After the Coleman tune, they played an original by Boeren very much in the same vein. Bennink, always theatrical, seemed to go from playing the enfant terrible to the unpredictable grandpa instantly, skipping adulthood altogether.  Thirty minutes into the set, he seemed like he was done, so he stopped playing and crossed his arms. His bandmates seemed to be just as fascinated and curious by what he was doing––or not doing––as the audience, as Bennink then threw his sticks down, waited, then pushed the percussion to the floor, crossed his arms and waited again, then eventually dragged them back, only to go and sit on the ground and play the stage with brush and stick. From the floor, he shook his brushes at the snare like he was reprimanding it. His unpredictability in this set wasn’t his typical unpredictability and I couldn’t tell if it was age, alcohol, or mood that was diminishing his typically voracious vitality.

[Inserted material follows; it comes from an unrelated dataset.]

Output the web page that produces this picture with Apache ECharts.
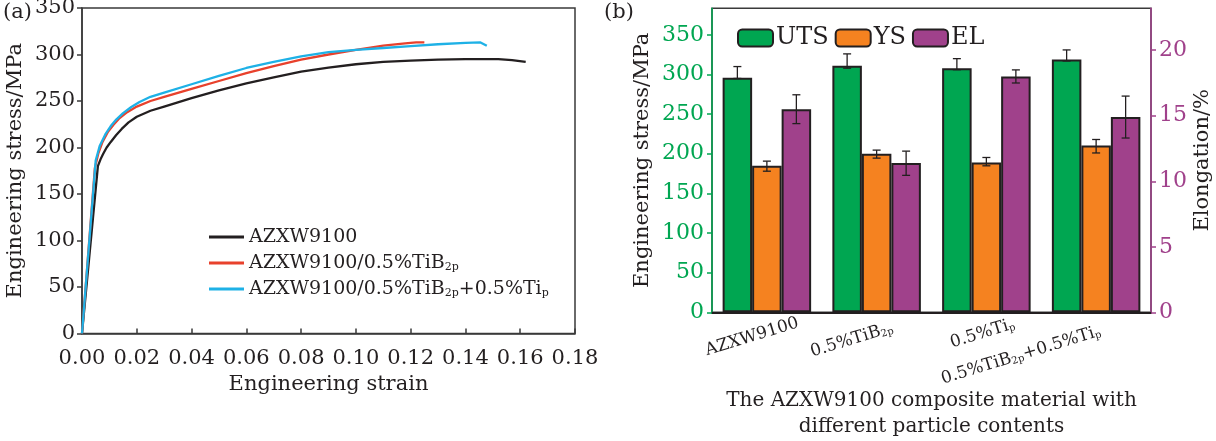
<!DOCTYPE html>
<html lang="en">
<head>
    <meta charset="UTF-8">
    <title>AZXW9100 tensile properties</title>
    <script src="https://cdn.jsdelivr.net/npm/echarts@6/dist/echarts.min.js"></script>
    <style>
        html, body { margin: 0; padding: 0; background: #fff; }
        #main { width: 1216px; height: 441px; }
    </style>
</head>
<body>
<div id="main"></div>
<script>
  // (a) stress-strain curves
  var strainBase = [0, 0.0058, 0.0068, 0.0077, 0.009, 0.0105, 0.0125, 0.0145, 0.017, 0.02, 0.025, 0.03, 0.04, 0.05, 0.06, 0.07, 0.08, 0.09, 0.10, 0.11, 0.12, 0.13, 0.14, 0.152, 0.157, 0.162];
  var stressBase = [0, 180, 187.5, 193, 200, 206, 213.5, 220, 227, 233, 239.5, 244, 253, 261.5, 269, 275.5, 281.5, 286, 289.5, 292, 293.5, 294.5, 295, 295, 294, 292];
  var strainTiB = [0, 0.0047, 0.006, 0.0075, 0.0095, 0.0115, 0.0135, 0.0165, 0.02, 0.025, 0.03, 0.04, 0.05, 0.06, 0.07, 0.08, 0.09, 0.10, 0.11, 0.118, 0.122, 0.125];
  var stressTiB = [0, 178, 194, 206, 217, 224.5, 231, 238, 244, 250, 254.5, 263, 271.5, 280, 287.5, 294.5, 300, 305, 309.5, 312, 313, 313];
  var strainTiBTi = [0, 0.005, 0.0065, 0.0085, 0.0105, 0.0125, 0.015, 0.018, 0.021, 0.025, 0.03, 0.04, 0.05, 0.06, 0.07, 0.08, 0.09, 0.10, 0.11, 0.12, 0.13, 0.14, 0.1455, 0.1478];
  var stressTiBTi = [0, 186, 202, 214, 223, 230, 237, 243.5, 249, 254.5, 259, 268, 277, 285.5, 292, 298, 302.5, 305, 307, 309, 311, 312.5, 313, 309.5];
  var curveNames = ['AZXW9100', 'AZXW9100/0.5%TiB2p', 'AZXW9100/0.5%TiB2p+0.5%Tip'];
  var curveLabels = ['AZXW9100', 'AZXW9100/0.5%TiB{sub|2p}', 'AZXW9100/0.5%TiB{sub|2p}+0.5%Ti{sub|p}'];

  // (b) bar chart
  var categories = ['AZXW9100', '0.5%TiB2p', '0.5%Tip', '0.5%TiB2p+0.5%Tip'];
  var categoryLabels = ['AZXW9100', '0.5%TiB{sub|2p}', '0.5%Ti{sub|p}', '0.5%TiB{sub|2p}+0.5%Ti{sub|p}'];
  var uts = [296, 311, 308, 319];
  var utsLow = [295, 308, 306, 317];
  var utsHigh = [310, 326, 320, 331];
  var ys = [185, 200, 189, 210.5];
  var ysLow = [178, 194.5, 184.8, 201];
  var ysHigh = [190.7, 204.6, 195.3, 218];
  var el = [15.5, 11.4, 18.0, 14.9];
  var elLow = [14.4, 10.45, 17.5, 13.3];
  var elHigh = [16.6, 12.3, 18.5, 16.5];
  var stressTicks = [0, 50, 100, 150, 200, 250, 300, 350];

  var FONT = 'DejaVu Serif';
  var GREEN = '#00a651';
  var ORANGE = '#f58220';
  var PURPLE = '#a0418b';
  var LINE_COLORS = ['#231f20', '#e8412c', '#1eb1e6'];
  var BAR_W = 29.5;
  // push rotated labels along their own direction
  var labelSpacer = [31, 52, 8, 157];

  function pairs(xs, ys) {
    var res = [];
    for (var i = 0; i < xs.length; i++) {
      res.push([xs[i], ys[i]]);
    }
    return res;
  }

  function ranges(lo, hi) {
    var res = [];
    for (var i = 0; i < lo.length; i++) {
      res.push([i, lo[i], hi[i]]);
    }
    return res;
  }

  function errorBar(offset) {
    return function(params, api) {
      var pLo = api.coord([api.value(0), api.value(1)]);
      var pHi = api.coord([api.value(0), api.value(2)]);
      var cx = pLo[0] + offset;
      var st = {stroke: '#231f20', lineWidth: 1.3};
      return {
        type: 'group',
        children: [
          {type: 'line', shape: {x1: cx, y1: pHi[1], x2: cx, y2: pLo[1]}, style: st},
          {type: 'line', shape: {x1: cx - 4, y1: pHi[1], x2: cx + 4, y2: pHi[1]}, style: st},
          {type: 'line', shape: {x1: cx - 4, y1: pLo[1], x2: cx + 4, y2: pLo[1]}, style: st}
        ]
      };
    };
  }

  function curve(idx, xs, ys) {
    return {
      name: curveNames[idx], type: 'line', xAxisIndex: 0, yAxisIndex: 0, data: pairs(xs, ys),
      showSymbol: false, smooth: false,
      lineStyle: {color: LINE_COLORS[idx], width: 2.3, join: 'round'}, itemStyle: {color: LINE_COLORS[idx]}
    };
  }

  var subRich = {
    sub: {fontFamily: FONT, fontSize: 11, verticalAlign: 'bottom', lineHeight: 8, color: '#231f20'}
  };
  var catRich = {sub: {fontFamily: FONT, fontSize: 10, verticalAlign: 'bottom', lineHeight: 7, color: '#231f20'}};
  labelSpacer.forEach(function(w, i) {
    catRich['gap' + i] = {width: w, fontSize: 10};
  });

  var chart = echarts.init(document.getElementById('main'));
  var option = {
    animation: false,
    backgroundColor: '#fff',
    title: [
      {text: '(a)', left: -2, top: -3, textStyle: {fontFamily: FONT, fontSize: 21, fontWeight: 'normal', color: '#231f20'}},
      {text: '(b)', left: 599, top: -3, textStyle: {fontFamily: FONT, fontSize: 21, fontWeight: 'normal', color: '#231f20'}}
    ],
    legend: [
      {
        data: curveNames,
        orient: 'vertical',
        left: 209,
        top: 227,
        padding: 0,
        icon: 'rect',
        itemWidth: 35,
        itemHeight: 3,
        itemGap: 6,
        formatter: function(name) {
          return curveLabels[curveNames.indexOf(name)];
        },
        textStyle: {fontFamily: FONT, fontSize: 19, lineHeight: 20, color: '#231f20', rich: subRich}
      },
      {
        data: ['UTS', 'YS', 'EL'],
        left: 737,
        top: 26,
        padding: 0,
        itemWidth: 35,
        itemHeight: 17,
        itemGap: 6,
        textStyle: {fontFamily: FONT, fontSize: 24, color: '#231f20', padding: [0, 0, 0, -2]}
      }
    ],
    grid: [
      {left: 82, right: 641, top: 8, bottom: 107.5, outerBoundsMode: 'none',
        show: true, borderColor: '#3a3a3a', borderWidth: 1.5},
      {left: 712, right: 65, top: 8.3, bottom: 128.7, outerBoundsMode: 'none',
        show: true, borderColor: '#3a3a3a', borderWidth: 1.5}
    ],
    xAxis: [
      {
        gridIndex: 0,
        type: 'value',
        min: 0,
        max: 0.18,
        interval: 0.02,
        name: 'Engineering strain',
        nameLocation: 'middle',
        nameGap: 41,
        nameMoveOverlap: false,
        nameTextStyle: {fontFamily: FONT, fontSize: 21, color: '#231f20'},
        axisLine: {lineStyle: {color: '#3a3a3a', width: 1.5}},
        axisTick: {inside: true, length: 5, lineStyle: {color: '#3a3a3a', width: 1.5}},
        axisLabel: {
          margin: 15,
          fontFamily: FONT,
          fontSize: 21,
          color: '#231f20',
          formatter: function(v) { return v.toFixed(2); }
        },
        splitLine: {show: false}
      },
      {
        gridIndex: 1,
        type: 'category',
        data: categories,
        name: 'The AZXW9100 composite material with\ndifferent particle contents',
        nameLocation: 'middle',
        nameGap: 75,
        nameMoveOverlap: false,
        nameTextStyle: {fontFamily: FONT, fontSize: 20, lineHeight: 26, color: '#231f20'},
        axisLine: {lineStyle: {color: '#231f20', width: 2}},
        axisTick: {show: false},
        axisLabel: {
          interval: 0,
          rotate: 17,
          align: 'center',
          verticalAlign: 'middle',
          margin: 20,
          fontFamily: FONT,
          fontSize: 17,
          color: '#231f20',
          formatter: function(v, i) {
            return categoryLabels[i] + '{gap' + i + '|\u00a0}';
          },
          rich: catRich
        }
      }
    ],
    yAxis: [
      {
        gridIndex: 0,
        type: 'value',
        min: 0,
        max: 350,
        interval: 50,
        name: 'Engineering stress/MPa',
        nameLocation: 'middle',
        nameRotate: 90,
        nameGap: 56,
        nameMoveOverlap: false,
        nameTextStyle: {fontFamily: FONT, fontSize: 21, color: '#231f20'},
        axisLine: {show: true, lineStyle: {color: '#3a3a3a', width: 1.5}},
        axisTick: {show: true, length: 5, lineStyle: {color: '#3a3a3a', width: 1.5}},
        axisLabel: {margin: 7, fontFamily: FONT, fontSize: 21, color: '#231f20'},
        splitLine: {show: false}
      },
      {
        gridIndex: 1,
        type: 'value',
        position: 'left',
        min: 0,
        max: 383.5,
        interval: 50,
        name: 'Engineering stress/MPa',
        nameLocation: 'middle',
        nameRotate: 90,
        nameGap: 59,
        nameMoveOverlap: false,
        nameTextStyle: {fontFamily: FONT, fontSize: 21, color: '#231f20'},
        axisLine: {show: true, lineStyle: {color: GREEN, width: 1.5}},
        axisTick: {show: true, length: 5, lineStyle: {color: GREEN, width: 1.5}},
        axisLabel: {
          margin: 8, fontFamily: FONT, fontSize: 22, color: GREEN, showMaxLabel: false,
          formatter: function(v) { return stressTicks.indexOf(v) >= 0 ? String(v) : ''; }
        },
        splitLine: {show: false}
      },
      {
        gridIndex: 1,
        type: 'value',
        position: 'right',
        min: 0,
        max: 23.2,
        interval: 5,
        name: 'Elongation/%',
        nameLocation: 'middle',
        nameRotate: 90,
        nameGap: 41,
        nameMoveOverlap: false,
        nameTextStyle: {fontFamily: FONT, fontSize: 21, color: '#231f20'},
        axisLine: {show: true, lineStyle: {color: PURPLE, width: 1.5}},
        axisTick: {show: true, length: 5, lineStyle: {color: PURPLE, width: 1.5}},
        axisLabel: {margin: 8, fontFamily: FONT, fontSize: 22, color: PURPLE, showMaxLabel: false},
        splitLine: {show: false}
      }
    ],
    series: [
      curve(0, strainBase, stressBase),
      curve(1, strainTiB, stressTiB),
      curve(2, strainTiBTi, stressTiBTi),

      {name: 'UTS', type: 'bar', xAxisIndex: 1, yAxisIndex: 1, data: uts, barWidth: BAR_W, barGap: '0%',
        itemStyle: {color: GREEN, borderColor: '#231f20', borderWidth: 2}},
      {name: 'YS', type: 'bar', xAxisIndex: 1, yAxisIndex: 1, data: ys, barWidth: BAR_W, barGap: '0%',
        itemStyle: {color: ORANGE, borderColor: '#231f20', borderWidth: 2}},
      {name: 'EL', type: 'bar', xAxisIndex: 1, yAxisIndex: 2, data: el, barWidth: BAR_W, barGap: '0%',
        itemStyle: {color: PURPLE, borderColor: '#231f20', borderWidth: 2}},

      {type: 'custom', xAxisIndex: 1, yAxisIndex: 1, data: ranges(utsLow, utsHigh), renderItem: errorBar(-BAR_W),
        encode: {x: 0, y: [1, 2]}, z: 5, silent: true},
      {type: 'custom', xAxisIndex: 1, yAxisIndex: 1, data: ranges(ysLow, ysHigh), renderItem: errorBar(0),
        encode: {x: 0, y: [1, 2]}, z: 5, silent: true},
      {type: 'custom', xAxisIndex: 1, yAxisIndex: 2, data: ranges(elLow, elHigh), renderItem: errorBar(BAR_W),
        encode: {x: 0, y: [1, 2]}, z: 5, silent: true}
    ]
  };
  chart.setOption(option);
</script>
</body>
</html>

The tone of this band’s music is so full of smiles that the tension between the music and Bennink’s disposition was an odd counterpoint. I could see Boeren and Moore actively trying to suss everything out, but I also saw the difficulty of goodbye represented: all the halting, the trying to let go but still hanging on. Beginning to learn to say goodbye to someone you love, understanding that it will have to happen; the back and forth between the pleasure and delight of friendship and love and the harshness and sorrow of inevitable disappearance.

Bennink cut his hand a little bit and some of the blood got on his pants; he poured water on it and tried to rub the stain out. It’s all part of the song.